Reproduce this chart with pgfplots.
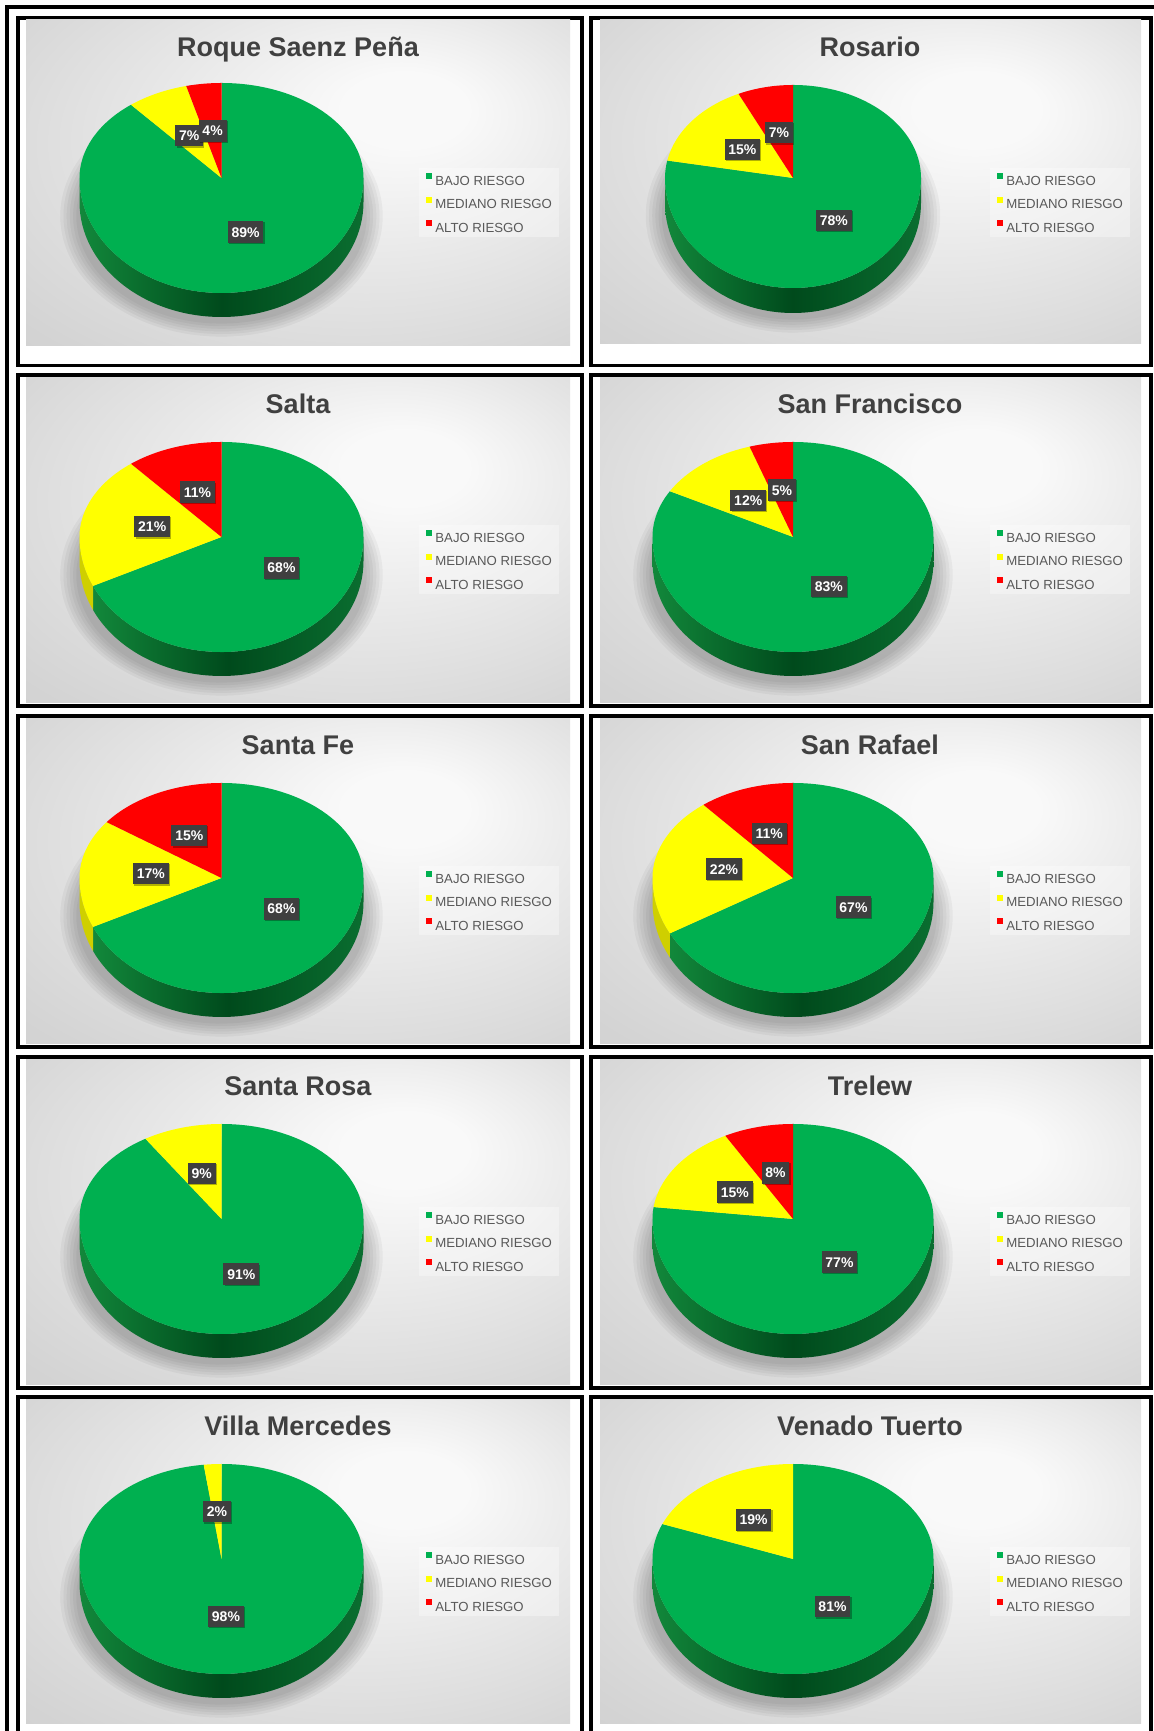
\documentclass[border=0pt]{standalone}
\usepackage{fontspec}
\setmainfont{Liberation Sans}
\usepackage{pgfplots}
\usepackage{pgfplotstable}
\pgfplotsset{compat=1.18}
\usetikzlibrary{shadows}

\definecolor{cG}{HTML}{00B050}
\definecolor{cY}{HTML}{FFFF00}
\definecolor{cR}{HTML}{FF0000}
\definecolor{sgL}{HTML}{12883B}
\definecolor{sgM}{HTML}{004A1C}
\definecolor{sgR}{HTML}{0A6E30}
\definecolor{sY}{HTML}{CFCF00}
\definecolor{sR}{HTML}{B00000}
\definecolor{ttl}{HTML}{404040}
\definecolor{lblgray}{HTML}{3F3F3F}
\definecolor{legtext}{HTML}{595959}
\definecolor{bgA}{gray}{0.975}
\definecolor{bgB}{gray}{0.91}
\definecolor{bgC}{gray}{0.83}
\definecolor{bgD}{gray}{0.78}
\pgfdeclareradialshading{panelbg}{\pgfpoint{11bp}{12.5bp}}{color(0bp)=(bgA); color(6bp)=(bgA); color(20bp)=(bgB); color(38bp)=(bgC); color(56bp)=(bgD)}

% percentages: BAJO / MEDIANO / ALTO RIESGO
\pgfplotstableread{
id bajo mediano alto
0 89 7 4
1 78 15 7
2 68 21 11
3 83 12 5
4 68 17 15
5 67 22 11
6 91 9 0
7 77 15 8
8 98 2 0
9 81 19 0
}\riskdata

\pgfplotsset{sqleg/.style={legend image code/.code={\fill[##1, fill opacity=1] (0pt,0.7pt) rectangle (3pt,3.7pt);}}}
\tikzset{lbl/.style={fill=lblgray, text=white, font=\bfseries\fontsize{7}{8}\selectfont,
  inner xsep=1.9pt, inner ysep=0pt, minimum height=10.8pt, text height=5pt, text depth=0pt,
  drop shadow={shadow xshift=0.6pt, shadow yshift=-0.6pt, opacity=0.3, fill=black}}}

\newcommand\topslice[3]{%
  \pgfmathsetmacro\tS{#2}\pgfmathsetmacro\tE{#3}%
  \ifdim\tE pt>\tS pt
  \pgfmathsetmacro\tA{max(\tS,min(\tE,-180))}%
  \pgfmathsetmacro\tB{max(\tA,min(\tE,0))}%
  \pgfmathsetmacro\tR{sin(\tS)>=0 ? \rup : \rlp}%
  \edef\tmpcmd{\noexpand\fill[#1] (axis cs:\Ax,\ApY) -- ++(\tS:\rxp pt and \tR pt)
    arc[start angle=\tS, end angle=\tA, x radius=\rxp pt, y radius=\rup pt]
    arc[start angle=\tA, end angle=\tB, x radius=\rxp pt, y radius=\rlp pt]
    arc[start angle=\tB, end angle=\tE, x radius=\rxp pt, y radius=\rup pt] -- cycle;}%
  \tmpcmd
  \fi}
\newcommand\sideslice[3]{%
  \pgfmathsetmacro\tLo{max(#2,-180)}%
  \pgfmathsetmacro\tHi{min(#3,0)}%
  \ifdim\tHi pt>\tLo pt
  \edef\tmpcmd{\noexpand\path[#1] (axis cs:\Ax,\ApY) ++(\tLo:\rxp pt and \rlp pt)
    arc[start angle=\tLo, end angle=\tHi, x radius=\rxp pt, y radius=\rlp pt]
    -- ++(0pt,-\thp pt)
    arc[start angle=\tHi, end angle=\tLo, x radius=\rxp pt, y radius=\rlp pt] -- cycle;}%
  \tmpcmd
  \fi}
\newcommand\slicelabel[3]{%
  \ifdim#1pt>0pt
  \pgfmathsetmacro\tM{(#2+#3)/2}%
  \pgfmathsetmacro\tRM{sin(\tM)>=0 ? \rup/2 : \rlp/2}%
  \pgfmathsetmacro\tRX{\rxp/2}%
  \edef\tmpcmd{\noexpand\path (axis cs:\Ax,\ApY) ++(\tM:\tRX pt and \tRM pt) node[lbl] {#1\noexpand\%};}%
  \tmpcmd
  \fi}
\newcommand\shadowring[1]{%
  \pgfmathsetmacro\sx{\rxp+1.6*#1}%
  \pgfmathsetmacro\sy{(\rup+\rlp)/2+1.3*#1}%
  \pgfmathsetmacro\sd{(\rlp-\rup)/2+\thp+2}%
  \edef\tmpcmd{\noexpand\fill[black,opacity=0.04] (axis cs:\Ax,\ApY) ++(0pt,-\sd pt) ellipse[x radius=\sx pt, y radius=\sy pt];}%
  \tmpcmd}

\newcommand\colL{\def\Fx{18}\def\Fw{564}\def\Gx{8}\def\Gw{544}\def\Ax{203.5}\def\Rx{142}\def\Tx{280}\def\Lx{401}\def\Ru{95}\def\Rl{115}\def\Th{24}}
\newcommand\colR{\def\Fx{591}\def\Fw{560}\def\Gx{9}\def\Gw{541}\def\Ax{202}\def\Rx{140.5}\def\Tx{279}\def\Lx{399}\def\Ru{95}\def\Rl{115}\def\Th{24}}
\newcommand\rowset[5]{\def\Fy{#1}\def\Fh{#2}\def\Gy{#3}\def\Gh{#4}\def\Ay{#5}}

\newcommand\drawpanel[2]{%
  \pgfplotstablegetelem{#1}{bajo}\of\riskdata\let\vG\pgfplotsretval
  \pgfplotstablegetelem{#1}{mediano}\of\riskdata\let\vY\pgfplotsretval
  \pgfplotstablegetelem{#1}{alto}\of\riskdata\let\vR\pgfplotsretval
  \pgfmathsetmacro\angB{90-3.6*\vG}%
  \pgfmathsetmacro\angC{90-3.6*(\vG+\vY)}%
  \pgfmathsetmacro\atx{\Fx*0.5}%
  \pgfmathsetmacro\aty{(1731-\Fy)*0.5}%
  \pgfmathsetmacro\ApY{\Fh-\Ay}%
  \pgfmathsetmacro\rxp{\Rx*0.5}\pgfmathsetmacro\rup{\Ru*0.5}%
  \pgfmathsetmacro\rlp{\Rl*0.5}\pgfmathsetmacro\thp{\Th*0.5}%
  \pgfmathsetmacro\legx{\Lx/\Fw}\pgfmathsetmacro\legy{1-150/\Fh}%
  \pgfmathsetmacro\gyA{\Fh-\Gy-\Gh}\pgfmathsetmacro\gyB{\Fh-\Gy}\pgfmathsetmacro\gxB{\Gx+\Gw}%
  \pgfmathsetmacro\tty{\Fh-39}%
  \begin{axis}[at={(\atx pt,\aty pt)}, anchor=north west, x=0.5pt, y=0.5pt,
    xmin=0, xmax=\Fw, ymin=0, ymax=\Fh, hide axis, clip=false, sqleg,
    legend cell align=left,
    legend style={at={(\legx,\legy)}, anchor=north west, draw=none,
      fill=white, fill opacity=0.35, text opacity=1,
      font=\fontsize{6.6}{7}\selectfont,
      inner xsep=3.5pt, inner ysep=2.5pt, row sep=5.6pt, column sep=1.5pt,
      nodes={inner sep=0pt, text height=4.8pt, text depth=0pt, text=legtext}}]
    \draw[line width=1.8pt] (axis cs:0,0) rectangle (axis cs:\Fw,\Fh);
    \shade[shading=panelbg] (axis cs:\Gx,\gyA) rectangle (axis cs:\gxB,\gyB);
    \node[anchor=base, font=\bfseries\fontsize{13.5}{15}\selectfont, text=ttl] at (axis cs:\Tx,\tty) {#2};
    \shadowring{6}\shadowring{5}\shadowring{4}\shadowring{3}\shadowring{2}\shadowring{1}%
    \sideslice{left color=sgL,right color=sgR,middle color=sgM}{\angB}{90}%
    \sideslice{fill=sY}{\angC}{\angB}%
    \sideslice{fill=sR}{-270}{\angC}%
    \topslice{cG}{\angB}{90}%
    \topslice{cY}{\angC}{\angB}%
    \topslice{cR}{-270}{\angC}%
    \slicelabel{\vG}{\angB}{90}%
    \slicelabel{\vY}{\angC}{\angB}%
    \slicelabel{\vR}{-270}{\angC}%
    \addlegendimage{fill=cG,draw=none}\addlegendentry{BAJO RIESGO}
    \addlegendimage{fill=cY,draw=none}\addlegendentry{MEDIANO RIESGO}
    \addlegendimage{fill=cR,draw=none}\addlegendentry{ALTO RIESGO}
  \end{axis}}

\begin{document}
\begin{tikzpicture}
\useasboundingbox (0,0) rectangle (577pt,865.5pt);
\fill[white] (0,0) rectangle (577pt,865.5pt);
\draw[line width=2pt] (3.5pt,0pt) -- (3.5pt,862pt) -- (577pt,862pt);
\colL\rowset{18}{347.5}{2}{326}{160}\drawpanel{0}{Roque Saenz Peña}
\colR\rowset{18}{347.5}{2}{324}{160}\def\Rx{128}\def\Ru{93}\def\Rl{110}\def\Th{25}\drawpanel{1}{Rosario}
\colL\rowset{375}{331}{3}{325}{162}\drawpanel{2}{Salta}
\colR\rowset{375}{331}{3}{325}{162}\drawpanel{3}{San Francisco}
\colL\rowset{716}{331}{3}{325}{162}\drawpanel{4}{Santa Fe}
\colR\rowset{716}{331}{3}{325}{162}\drawpanel{5}{San Rafael}
\colL\rowset{1057}{331}{3}{325}{162}\drawpanel{6}{Santa Rosa}
\colR\rowset{1057}{331}{3}{325}{162}\drawpanel{7}{Trelew}
\colL\rowset{1397}{337}{3}{324}{162}\drawpanel{8}{Villa Mercedes}
\colR\rowset{1397}{337}{3}{324}{162}\drawpanel{9}{Venado Tuerto}
\end{tikzpicture}
\end{document}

EXERCISE GOAL: Emit the lines of the material exactly, from its first line to the line containing "color(6bp)=(bgA); color(20bp)=(bgB); color(38bp)=(bgC);", inclusive; leave every picture out.

CORRECT ANSWER:
Reproduce this chart with pgfplots.
\documentclass[border=0pt]{standalone}
\usepackage{fontspec}
\setmainfont{Liberation Sans}
\usepackage{pgfplots}
\usepackage{pgfplotstable}
\pgfplotsset{compat=1.18}
\usetikzlibrary{shadows}

\definecolor{cG}{HTML}{00B050}
\definecolor{cY}{HTML}{FFFF00}
\definecolor{cR}{HTML}{FF0000}
\definecolor{sgL}{HTML}{12883B}
\definecolor{sgM}{HTML}{004A1C}
\definecolor{sgR}{HTML}{0A6E30}
\definecolor{sY}{HTML}{CFCF00}
\definecolor{sR}{HTML}{B00000}
\definecolor{ttl}{HTML}{404040}
\definecolor{lblgray}{HTML}{3F3F3F}
\definecolor{legtext}{HTML}{595959}
\definecolor{bgA}{gray}{0.975}
\definecolor{bgB}{gray}{0.91}
\definecolor{bgC}{gray}{0.83}
\definecolor{bgD}{gray}{0.78}
\pgfdeclareradialshading{panelbg}{\pgfpoint{11bp}{12.5bp}}{color(0bp)=(bgA); color(6bp)=(bgA); color(20bp)=(bgB); color(38bp)=(bgC); color(56bp)=(bgD)}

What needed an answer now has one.